We have developed the following procedures to ensure the quality of our data:

• Daily inspection of baseline in spectra.
• Two to three data downloads and thorough processing: examination of error.
• Once every three to four weeks calibration standards (ethylene, ammonia, carbon monoxide, and carbon dioxide) are run to ensure instrument and classical least squares performance.

Daily Change of Ethylene Concentrations

Ethylene concentrations change daily in small amounts unless a flush occurs. After a flush (February 8, 2000 on Figure 1) the ethylene concentration goes down and then builds back up slowly. The flush is determined by carbon dioxide concentration (ethylene currently is not used as an indicator of flush). It is possible that rooms in CA are being flushed too often and decreasing the flavor of fruit (flush carries away the acetates that give fruit its flavor). In the future it may be best to determine when a room needs to be flushed by looking at carbon dioxide and ethylene concentrations (only when both concentrations are high would a flush need to occur). None of the rooms we monitor show ethylene concentrations over 1000 parts per million (ppm), an ethylene level that is thought to be excessive.

Figure 1. Daily change of ethylene concentrations.

One Period of Ethylene Concentrations

Again, none of the rooms is indicating high (over 1000 ppm) ethylene (Figure 2).

Figure 2. One period of ethylene concentration by room.

Two Days Worth of Ethylene Concentration

Figure 3 data is from Feb. 15th and 16th, 2000. It shows a nice slow increase in ethylene concentration. In Figure 4 we show similar data, but from May 8th through the 15th when the fruit is more ripe.

Figure 3. Ethylene versus acquisistion number.

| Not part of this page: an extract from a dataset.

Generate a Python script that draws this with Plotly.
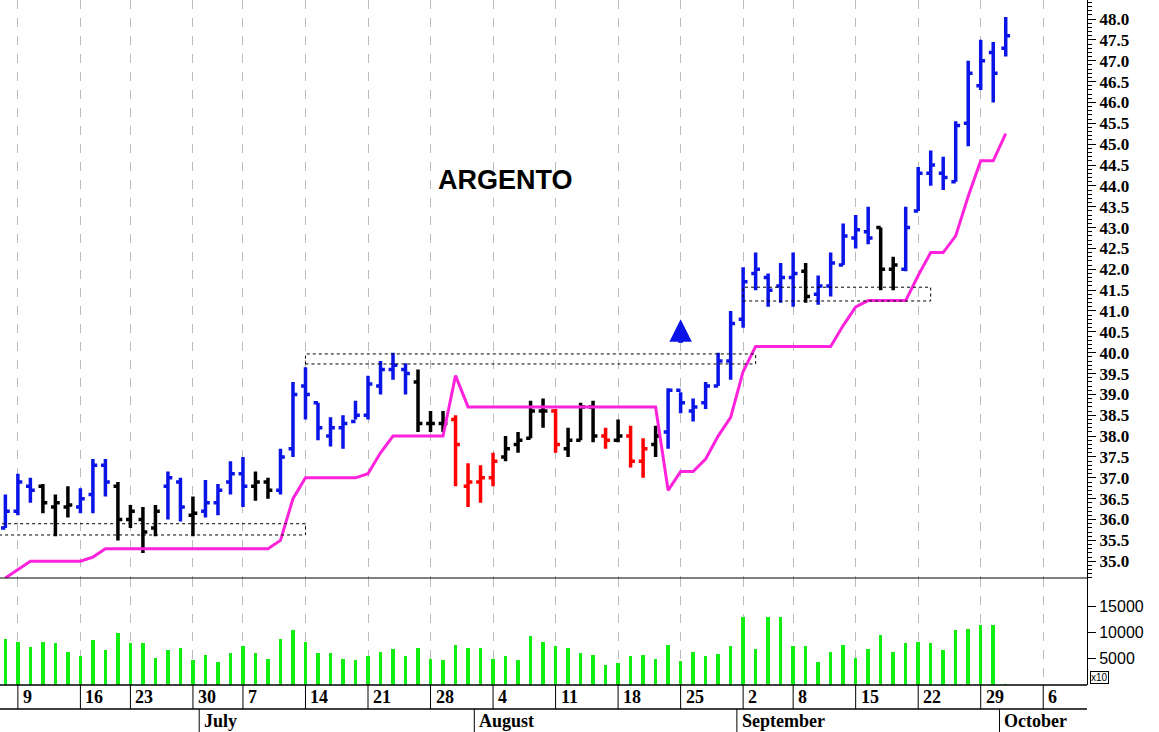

Ethlylene vs. One Week Period in May 2000

Figure 4 indicates that as fruit becomes more ripe, the rate of increase in ethylene is much higher compared with Figure 3 from three months prior (less ripe fruit).

Figure 4. Ethylene concentration, week of May 8 to 15, 2000.

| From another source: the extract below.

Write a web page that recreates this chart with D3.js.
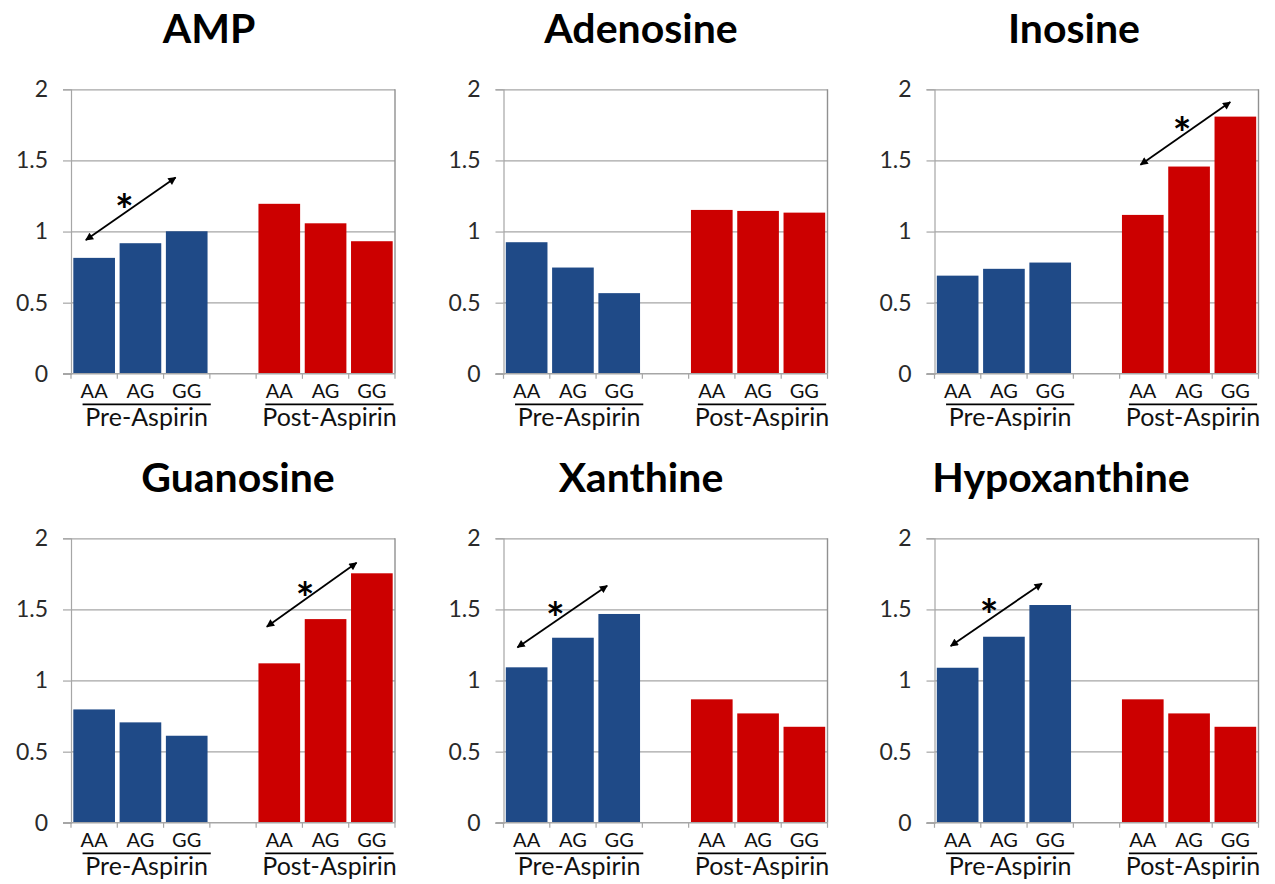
<!DOCTYPE html>
<html>
<head>
<meta charset="utf-8">
<script src="https://cdn.jsdelivr.net/npm/d3@7"></script>
<style>
  html, body { margin: 0; padding: 0; background: #fff; }
  svg { display: block; }
  text { font-family: Lato, "Open Sans", "DejaVu Sans", sans-serif; }
</style>
</head>
<body>
<svg id="chart" width="1275" height="884"></svg>
<script>
// ---------------- data ----------------
const metabolites = ["AMP", "Adenosine", "Inosine", "Guanosine", "Xanthine", "Hypoxanthine"];
const genotypes = ["AA", "AG", "GG"];
const groups = ["Pre-Aspirin", "Post-Aspirin"];
const preValues = [
  [0.815, 0.918, 1.002],
  [0.925, 0.747, 0.567],
  [0.690, 0.738, 0.782],
  [0.797, 0.706, 0.612],
  [1.093, 1.301, 1.468],
  [1.090, 1.308, 1.531]
];
const postValues = [
  [1.195, 1.058, 0.932],
  [1.152, 1.145, 1.133],
  [1.117, 1.457, 1.808],
  [1.121, 1.432, 1.754],
  [0.868, 0.769, 0.675],
  [0.868, 0.769, 0.675]
];
const yTicks = [0, 0.5, 1, 1.5, 2];
const yTickLabels = ["0", "0.5", "1", "1.5", "2"];
// significance arrows (category units, value units)
const sigPanels = [0, 2, 3, 4, 5];
const sigStart = [[0.32, 0.94], [4.45, 1.47], [4.23, 1.378], [0.30, 1.233], [0.35, 1.243]];
const sigEnd   = [[2.26, 1.38], [6.39, 1.91], [6.17, 1.828], [2.24, 1.667], [2.32, 1.683]];
const sigStar  = [[1.15, 1.21], [5.35, 1.75], [5.06, 1.636], [1.12, 1.496], [1.18, 1.515]];

// ---------------- layout ----------------
const colLeft = [71, 503.5, 934.5];
const rowTop = [89.3, 538.3];
const W = 324, H = 284.5;
const titleCenters = [209, 641, 1074, 238, 641, 1061];
const blue = "#1f4a87", red = "#cc0000", grid = "#a6a6a6";

const svg = d3.select("#chart");
const defs = svg.append("defs");
defs.append("marker")
  .attr("id", "ah")
  .attr("viewBox", "0 0 10 10")
  .attr("refX", 9).attr("refY", 5)
  .attr("markerWidth", 9).attr("markerHeight", 8)
  .attr("markerUnits", "userSpaceOnUse")
  .attr("orient", "auto-start-reverse")
  .append("path").attr("d", "M0,0 L10,5 L0,10 z").attr("fill", "#000");

const slots = ["Pre|AA", "Pre|AG", "Pre|GG", "gap", "Post|AA", "Post|AG", "Post|GG"];
const x = d3.scaleBand().domain(slots).range([0, W]).paddingInner(0.1).paddingOuter(0.05);
const xc = d3.scaleLinear().domain([0, 7]).range([0, W]);
const y = d3.scaleLinear().domain([0, 2]).range([H, 0]);

metabolites.forEach((name, i) => {
  const col = i % 3, row = Math.floor(i / 3);
  const g = svg.append("g").attr("transform", `translate(${colLeft[col]},${rowTop[row]})`);

  // title
  svg.append("text")
    .attr("x", titleCenters[i]).attr("y", rowTop[row] - 46)
    .attr("text-anchor", "middle")
    .attr("font-size", 41).attr("font-weight", "bold").attr("fill", "#000")
    .text(name);

  // gridlines
  g.append("g").selectAll("line").data(yTicks.filter(v => v > 0)).join("line")
    .attr("x1", 0).attr("x2", W)
    .attr("y1", d => Math.round(y(d)) + 0.5).attr("y2", d => Math.round(y(d)) + 0.5)
    .attr("stroke", grid).attr("stroke-width", 1.2);

  // right border
  g.append("line").attr("x1", W).attr("x2", W).attr("y1", y(2)).attr("y2", H)
    .attr("stroke", "#909090").attr("stroke-width", 1.4);

  // y axis
  const yAxis = d3.axisLeft(y).tickValues(yTicks).tickSize(8).tickPadding(15)
    .tickFormat((d, k) => yTickLabels[k]);
  const ya = g.append("g").call(yAxis);
  ya.select(".domain").attr("stroke", grid).attr("stroke-width", 1.2);
  ya.selectAll(".tick line").attr("stroke", grid).attr("stroke-width", 1.2);
  ya.selectAll(".tick text").attr("font-size", 23).attr("fill", "#2a2a2a")
    .style("font-family", "Lato, 'Open Sans', sans-serif");

  // bars
  const vals = [];
  genotypes.forEach((gt, k) => vals.push({ slot: "Pre|" + gt, v: preValues[i][k], c: blue }));
  genotypes.forEach((gt, k) => vals.push({ slot: "Post|" + gt, v: postValues[i][k], c: red }));
  g.append("g").selectAll("rect").data(vals).join("rect")
    .attr("x", d => x(d.slot)).attr("width", x.bandwidth())
    .attr("y", d => y(d.v)).attr("height", d => H - y(d.v))
    .attr("fill", d => d.c);

  // x axis line and boundary ticks
  g.append("line").attr("x1", -8).attr("x2", W).attr("y1", H).attr("y2", H)
    .attr("stroke", grid).attr("stroke-width", 1.4);
  g.append("g").selectAll("line").data(d3.range(0, 8)).join("line")
    .attr("x1", d => xc(d)).attr("x2", d => xc(d))
    .attr("y1", H).attr("y2", H + 5)
    .attr("stroke", grid).attr("stroke-width", 1.2);

  // category labels
  const labelSlots = slots.filter(s => s !== "gap");
  g.append("g").selectAll("text").data(labelSlots).join("text")
    .attr("x", d => x(d) + x.bandwidth() / 2).attr("y", H + 24)
    .attr("text-anchor", "middle").attr("font-size", 20).attr("fill", "#111")
    .text(d => d.split("|")[1]);

  // group lines and labels
  const groupSpan = [[0.25, 3.02], [4.2, 6.97]];
  groups.forEach((gn, k) => {
    const [a, b] = groupSpan[k];
    g.append("line").attr("x1", xc(a)).attr("x2", xc(b))
      .attr("y1", H + 30.5).attr("y2", H + 30.5)
      .attr("stroke", "#000").attr("stroke-width", 1.7);
    g.append("text").attr("x", (xc(a) + xc(b)) / 2).attr("y", H + 52)
      .attr("text-anchor", "middle").attr("font-size", 25).attr("fill", "#111")
      .text(gn);
  });

  // significance arrow
  const si = sigPanels.indexOf(i);
  if (si >= 0) {
    g.append("line")
      .attr("x1", xc(sigStart[si][0])).attr("y1", y(sigStart[si][1]))
      .attr("x2", xc(sigEnd[si][0])).attr("y2", y(sigEnd[si][1]))
      .attr("stroke", "#000").attr("stroke-width", 1.8)
      .attr("marker-start", "url(#ah)").attr("marker-end", "url(#ah)");
    g.append("text")
      .attr("x", xc(sigStar[si][0])).attr("y", y(sigStar[si][1]) + 24)
      .attr("text-anchor", "middle").attr("font-size", 44).attr("font-weight", "bold")
      .attr("fill", "#000").text("*");
  }
});
</script>
</body>
</html>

Butyl Acetate in Red Delicous

This is an experiment performed here at our Lab with Red Delicious apples placed in a sealed, un-cooled bag for a period of one month (Figure 5). After one month, the gas in the bag has butyl acetate in it (one of the flavors that Red Delicious gives off). We never see the butyl acetate in the CA environment however; most likely because room flushes remove the very low vapor pressure butyl acetate. This ability to monitor the flavor compounds may make it possible to reduce the frequency of flushes so that flavor in the fruit could be increased.

Figure 5. Butyl acetate in Red Delicious.

Methyl Cyclo Propene with FTIR

Methylcyclopropene (MCP) is an experimental compound being promoted by Rohm and Haas as Ethylbloc. MCP is a means to slow down the ethylene production of certain variety of apples. We have demonstrated that our FTIR instrument can measure this compound in real time (Figure 6). We have secured some Department of Energy funding to further study the possibility of monitoring MCP concentrations in real time. It is vital to monitor the MCP concentration, because too much MCP will destroy the fruit.

Figure 6. Methylcyclopropene measured with FTIR.

Conclusion

• Daily monitoring indicates "health" of CA.
• FTIR technique has proven rugged and reliable.
• Continued daily monitoring of concentrations.
• Promising work with supplier of MCP.